Thomson proposed using ‘a hollow belt composed of some air and water tight material such as sulphurised caoutchouc or gutta-percha [types of rubber], and inflating it with air, whereby the wheels will in every part of their revolution present a cushion of air to the ground or rail or track on which they run’. This stretchy belt of rubberised canvas was to be enclosed within a strong outer case of leather and bolted to the wheel.

“Timing is everything and adoption of Thomson’s tyres was hindered by the technological difficulties, expense, and little demand”

‘For common passenger vehicles’, he claimed, ‘the elastic belt will require to be about four of five inches in diameter and to be inflated to such an extent as to keep the tyre of the wheel two and a half or three inches from the ground – a distance which, it is presumed, will be found sufficient to admit of the wheel passing over any stones or other matters projecting beyond the general of any ordinary turnpike road without the solid tyre coming in contact with them’. Thomson even claimed that so effective were his ‘Aerial Wheels’ in providing a smooth ride that springs could be dispensed with.
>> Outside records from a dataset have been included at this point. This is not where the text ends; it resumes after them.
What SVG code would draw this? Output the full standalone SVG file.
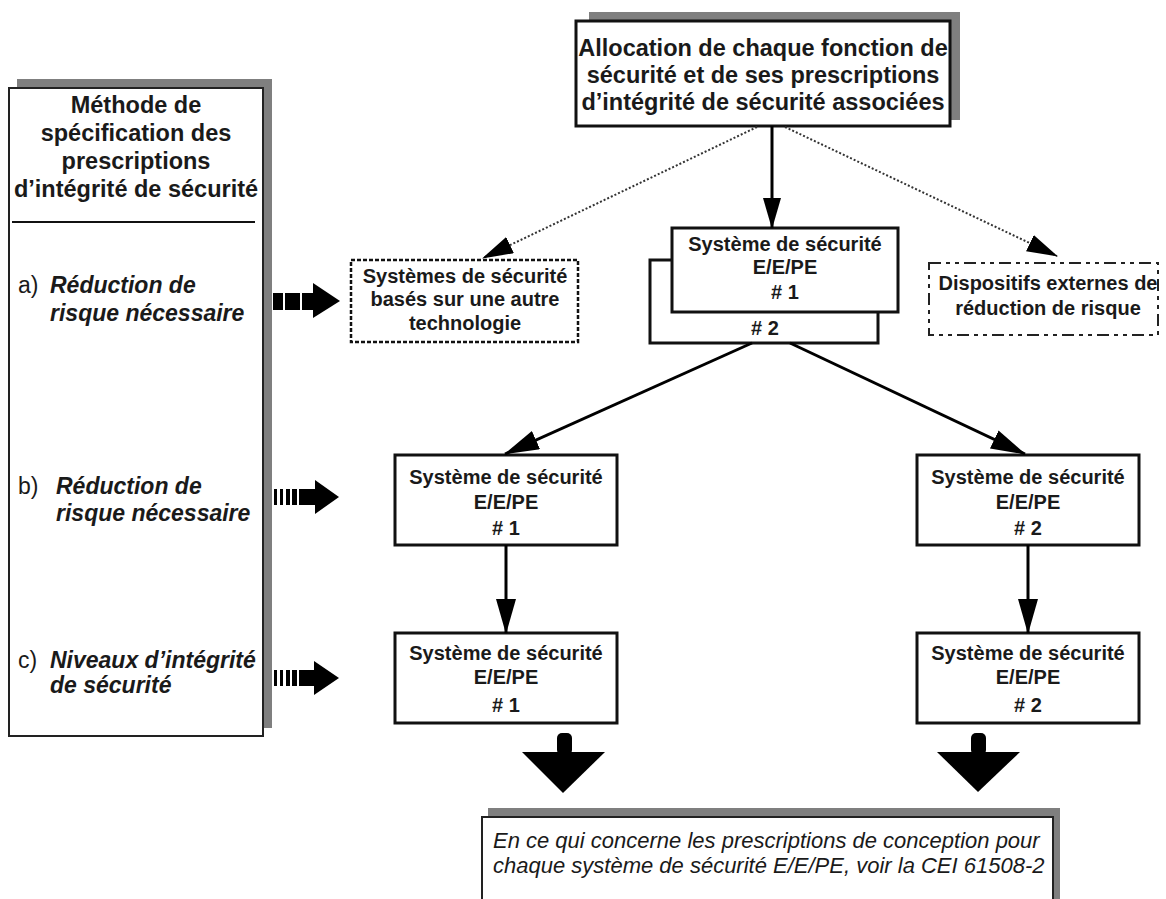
<svg xmlns="http://www.w3.org/2000/svg" width="1166" height="899" viewBox="0 0 1166 899">
<style>
text{font-family:"Liberation Sans",Arial,sans-serif;fill:#1a1a1a}
.t23{font-size:23.5px;font-weight:bold;text-anchor:middle}
.lbl{font-size:23px;font-weight:bold;font-style:italic}
.let{font-size:23px}
.sys{font-size:20px;font-weight:bold;text-anchor:middle}
.box{fill:#fff;stroke:#111;stroke-width:3}
.shadow{fill:#7f7f7f}
.frame{fill:#fff;stroke:#222;stroke-width:2}
.conn{stroke:#000;stroke-width:3;fill:none}
.dot{stroke:#333;stroke-width:2;stroke-dasharray:2 2;fill:none}
.it{font-size:22px;font-style:italic}
</style>
<defs>
<marker id="ah" markerUnits="userSpaceOnUse" markerWidth="36" markerHeight="22" refX="34" refY="10" orient="auto">
<path d="M0,0 L35,10 L0,20 z" fill="#000"/>
</marker>
<marker id="ahs" markerUnits="userSpaceOnUse" markerWidth="32" markerHeight="20" refX="30" refY="9" orient="auto">
<path d="M0,0 L31,9 L0,18 z" fill="#000"/>
</marker>
</defs>
<rect width="1166" height="899" fill="#fff"/>

<g id="method-box">
<rect class="shadow" x="17" y="79" width="255" height="649"/>
<rect class="frame" x="9" y="88" width="254" height="648"/>
<text class="t23" x="136" y="113">Méthode de</text>
<text class="t23" x="136" y="141">spécification des</text>
<text class="t23" x="136" y="169">prescriptions</text>
<text class="t23" x="136" y="197">d’intégrité de sécurité</text>
<line x1="12" y1="222" x2="255" y2="222" stroke="#111" stroke-width="2"/>
<text class="let" x="18" y="293">a)</text>
<text class="lbl" x="50" y="293">Réduction de</text>
<text class="lbl" x="50" y="321">risque nécessaire</text>
<text class="let" x="18" y="494">b)</text>
<text class="lbl" x="56" y="494">Réduction de</text>
<text class="lbl" x="56" y="521">risque nécessaire</text>
<text class="let" x="18" y="668">c)</text>
<text class="lbl" x="50" y="668">Niveaux d’intégrité</text>
<text class="lbl" x="50" y="693">de sécurité</text>
</g>

<g id="allocation">
<rect class="shadow" x="589" y="12" width="371" height="108"/>
<rect class="box" x="576" y="21" width="374" height="105" stroke-width="2.5"/>
<text class="t23" x="763" y="56">Allocation de chaque fonction de</text>
<text class="t23" x="763" y="83">sécurité et de ses prescriptions</text>
<text class="t23" x="763" y="110">d’intégrité de sécurité associées</text>
</g>

<g id="other-tech">
<rect x="351" y="260" width="227" height="82" fill="#fff" stroke="#111" stroke-width="2.5" stroke-dasharray="4 2"/>
<text class="sys" x="465" y="283">Systèmes de sécurité</text>
<text class="sys" x="465" y="306">basés sur une autre</text>
<text class="sys" x="465" y="330">technologie</text>
</g>

<g id="eepe-top">
<rect class="box" x="650" y="260" width="228" height="83"/>
<text class="sys" x="765" y="335"># 2</text>
<rect class="box" x="672" y="228" width="226" height="84"/>
<text class="sys" x="785" y="251">Système de sécurité</text>
<text class="sys" x="785" y="274">E/E/PE</text>
<text class="sys" x="785" y="299"># 1</text>
</g>

<g id="external">
<rect x="929" y="263" width="229" height="72" fill="none" stroke="#222" stroke-width="2" stroke-dasharray="12 5 4 5 4 5"/>
<text class="sys" x="1048" y="290">Dispositifs externes de</text>
<text class="sys" x="1048" y="315">réduction de risque</text>
</g>

<g id="b1">
<rect class="box" x="395" y="455" width="222" height="90"/>
<text class="sys" x="506" y="484">Système de sécurité</text>
<text class="sys" x="506" y="509">E/E/PE</text>
<text class="sys" x="506" y="535"># 1</text>
</g>
<g id="b2">
<rect class="box" x="917" y="455" width="222" height="90"/>
<text class="sys" x="1028" y="484">Système de sécurité</text>
<text class="sys" x="1028" y="509">E/E/PE</text>
<text class="sys" x="1028" y="535"># 2</text>
</g>
<g id="c1">
<rect class="box" x="395" y="633" width="222" height="90"/>
<text class="sys" x="506" y="660">Système de sécurité</text>
<text class="sys" x="506" y="684">E/E/PE</text>
<text class="sys" x="506" y="712"># 1</text>
</g>
<g id="c2">
<rect class="box" x="917" y="633" width="222" height="90"/>
<text class="sys" x="1028" y="660">Système de sécurité</text>
<text class="sys" x="1028" y="684">E/E/PE</text>
<text class="sys" x="1028" y="712"># 2</text>
</g>

<g id="design-note">
<rect class="shadow" x="488" y="808" width="572" height="100"/>
<rect class="frame" x="482" y="817" width="571" height="95"/>
<text class="it" x="493" y="848">En ce qui concerne les prescriptions de conception pour</text>
<text class="it" x="493" y="873">chaque système de sécurité E/E/PE, voir la CEI 61508-2</text>
</g>

<g id="connectors">
<line class="conn" x1="772" y1="126" x2="772" y2="228" marker-end="url(#ahs)"/>
<line class="dot" x1="757" y1="127" x2="483" y2="258" marker-end="url(#ahs)"/>
<line class="dot" x1="785" y1="127" x2="1057" y2="256" marker-end="url(#ahs)"/>
<line class="conn" x1="752" y1="343" x2="505" y2="454" stroke-width="2.5" marker-end="url(#ah)"/>
<line class="conn" x1="790" y1="343" x2="1025" y2="454" stroke-width="2.5" marker-end="url(#ah)"/>
<line class="conn" x1="506" y1="545" x2="506" y2="633" marker-end="url(#ah)"/>
<line class="conn" x1="1028" y1="545" x2="1028" y2="633" marker-end="url(#ah)"/>
<g fill="#000">
<rect x="557" y="733" width="15" height="22" rx="5"/>
<polygon points="522,752 605,752 563,793"/>
<rect x="971" y="733" width="15" height="22" rx="5"/>
<polygon points="937,752 1020,752 978,792"/>
</g>
<g fill="#000">
<rect x="273" y="293" width="10" height="17"/>
<rect x="285" y="293" width="15" height="17"/>
<rect x="302" y="293" width="12" height="17"/>
<polygon points="313,283 340,301 313,318"/>
<rect x="274" y="489" width="3" height="16"/>
<rect x="280" y="489" width="3" height="16"/>
<rect x="286" y="489" width="4" height="16"/>
<rect x="292" y="489" width="5" height="16"/>
<rect x="299" y="489" width="17" height="16"/>
<polygon points="315,480 339,497 315,514"/>
<rect x="274" y="670" width="3" height="16"/>
<rect x="280" y="670" width="3" height="16"/>
<rect x="286" y="670" width="4" height="16"/>
<rect x="292" y="670" width="5" height="16"/>
<rect x="299" y="670" width="16" height="16"/>
<polygon points="314,661 339,678 314,695"/>
</g>
</g>
</svg>
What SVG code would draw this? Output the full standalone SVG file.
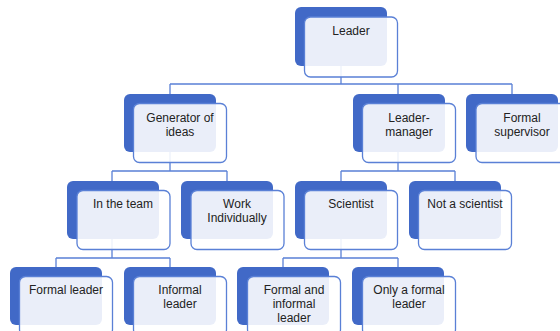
<svg xmlns="http://www.w3.org/2000/svg" width="560" height="331" viewBox="0 0 560 331">
<defs>
<style>
.bk{fill:#4169c7;}
.fr{fill:#ffffff;fill-opacity:0.89;stroke:#5a80d6;stroke-width:1.3;}
.ln{fill:none;stroke:#5a80d6;stroke-width:1.3;}
text{font-family:"Liberation Sans","Noto Sans",Arial,sans-serif;font-size:12px;fill:#222222;text-anchor:middle;}
</style>
</defs>
<rect width="560" height="331" fill="#ffffff"/>
<g id="connectors">
<path class="ln" d="M341,66V84M170,84H512M170,84V94M398,84V94M512,84V94"/>
<path class="ln" d="M170,152V171M112,171H227M112,171V181M227,171V181"/>
<path class="ln" d="M398,152V171M341,171H455M341,171V181M455,171V181"/>
<path class="ln" d="M112,239V258M56,258H170M56,258V267M170,258V267"/>
<path class="ln" d="M341,239V258M283,258H398M283,258V267M398,258V267"/>
</g>
<g id="leader">
<rect class="bk" x="295" y="7" width="92" height="59" rx="6"/>
<rect class="fr" x="304.5" y="17" width="93" height="60" rx="6"/>
<text x="351" y="35">Leader</text>
</g>
<g id="generator-of-ideas">
<rect class="bk" x="124" y="94" width="92" height="58" rx="6"/>
<rect class="fr" x="133.5" y="103.5" width="93" height="59" rx="6"/>
<text x="180" y="122">Generator of</text>
<text x="180" y="136">ideas</text>
</g>
<g id="leader-manager">
<rect class="bk" x="353" y="94" width="92" height="58" rx="6"/>
<rect class="fr" x="362.5" y="103.5" width="93" height="59" rx="6"/>
<text x="409" y="122">Leader-</text>
<text x="409" y="136">manager</text>
</g>
<g id="formal-supervisor">
<rect class="bk" x="466" y="94" width="92" height="58" rx="6"/>
<rect class="fr" x="476" y="103.5" width="93" height="59" rx="6"/>
<text x="522" y="122">Formal</text>
<text x="522" y="136">supervisor</text>
</g>
<g id="in-the-team">
<rect class="bk" x="67" y="181" width="92" height="58" rx="6"/>
<rect class="fr" x="77" y="190.5" width="93" height="59" rx="6"/>
<text x="123" y="208">In the team</text>
</g>
<g id="work-individually">
<rect class="bk" x="181" y="181" width="92" height="58" rx="6"/>
<rect class="fr" x="191" y="190.5" width="93" height="59" rx="6"/>
<text x="237" y="208">Work</text>
<text x="237" y="222">Individually</text>
</g>
<g id="scientist">
<rect class="bk" x="295" y="181" width="92" height="58" rx="6"/>
<rect class="fr" x="304.5" y="190.5" width="93" height="59" rx="6"/>
<text x="351" y="208">Scientist</text>
</g>
<g id="not-a-scientist">
<rect class="bk" x="409" y="181" width="92" height="58" rx="6"/>
<rect class="fr" x="418.5" y="190.5" width="93" height="59" rx="6"/>
<text x="465" y="208">Not a scientist</text>
</g>
<g id="formal-leader">
<rect class="bk" x="10" y="267" width="92" height="58" rx="6"/>
<rect class="fr" x="19.5" y="276.5" width="93" height="59" rx="6"/>
<text x="66" y="294">Formal leader</text>
</g>
<g id="informal-leader">
<rect class="bk" x="124" y="267" width="92" height="58" rx="6"/>
<rect class="fr" x="133.5" y="276.5" width="93" height="59" rx="6"/>
<text x="180" y="294">Informal</text>
<text x="180" y="308">leader</text>
</g>
<g id="formal-and-informal-leader">
<rect class="bk" x="237" y="267" width="92" height="58" rx="6"/>
<rect class="fr" x="247.5" y="276.5" width="93" height="59" rx="6"/>
<text x="294" y="294">Formal and</text>
<text x="294" y="308">informal</text>
<text x="294" y="322">leader</text>
</g>
<g id="only-a-formal-leader">
<rect class="bk" x="352" y="267" width="92" height="58" rx="6"/>
<rect class="fr" x="362.5" y="276.5" width="93" height="59" rx="6"/>
<text x="409" y="294">Only a formal</text>
<text x="409" y="308">leader</text>
</g>
</svg>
Thomson secured a UK patent (no 10990) for his pneumatic tyres in 1845 and was granted patent rights in France and, on May 8, 1847, 175 years ago, in the United States (No 5,104). Keen to demonstrate the merits of his tyres, in March 1847 he arranged for two carriages to set off side by side in Regent’s Park. To the astonishment of the sceptical onlookers, the one fitted with Thomson’s ‘Aerial Wheels’ comfortably outpaced the other. Sets were fitted to several horse-drawn carriages and passengers commented favourably on the comfort of the ride and the reduction in noise. One set ran for 1,200 miles without any obvious sign of wear and tear.

US Patent 5104, Robert William Thomson’s Carriage Wheel with air cushion.

Timing, though, is everything and adoption of Thomson’s tyres was hindered by the technological difficulties and expense involved in producing tubes that were thin and strong enough. Also, there was little demand. The emergence of cycling as a popular form of transport was decades away, only kick started by James Starley’s invention of the penny farthing in 1871. In frustration, Thomson turned his energies to other projects, including the production of solid rubber wheels.

One man whose timing was perfect was John Boyd Dunlop, another Scot, although living in Belfast. Watching his son, an enthusiastic cyclist, finding it hard going riding along the cobbled streets of Belfast on a metal-wheeled tricycle, Dunlop’s brainwave was to develop an inflatable rubber tube, which he wrapped in canvas and glued to the wheels. This pneumatic tyre improved the speed and comfort of the ride immeasurably and alive to the opportunities his invention presented to cyclists, in 1888 he applied for and was granted a patent. The Patent Office evidently had overlooked the prior claims of Thomson’s almost identical tyre.

Dunlop’s reprieve was only temporary. As he began to put his tyres into production and they became widely available, Thomson’s patent was unearthed, and Dunlop’s was withdrawn. This allowed the brothers Michelin, Edouard and André, to steal a march on him and supply the nascent motor car manufacturers with pneumatic tyres. Dunlop’s patent difficulties were only resolved after he had made further modifications to his design, putting him on the road to the fame and fortune that had eluded Thomson.

A Dunlop poster of about 1900.

Although the names of Goodyear, Dunlop, and Michelin are familiar to motorists and cycling enthusiasts alike, it is thanks to Thomson that we can enjoy comfortable rides on inflated rubber tyres. His home town of Stonehaven, fittingly, remembers him, holding, each June, a rally of veteran and vintage vehicles to celebrate his genius, an annual fixture since 1968. On the wall of No 9, Market Square is a bronze plaque, presented by the Royal Automobile Club in 1922 to commemorate the centenary of his birth on June 29th. He is buried in Dean Cemetery in Edinburgh.

It would be appropriate in this the bicentennial year of his birth if Thomson found the recognition his ingenuity merited.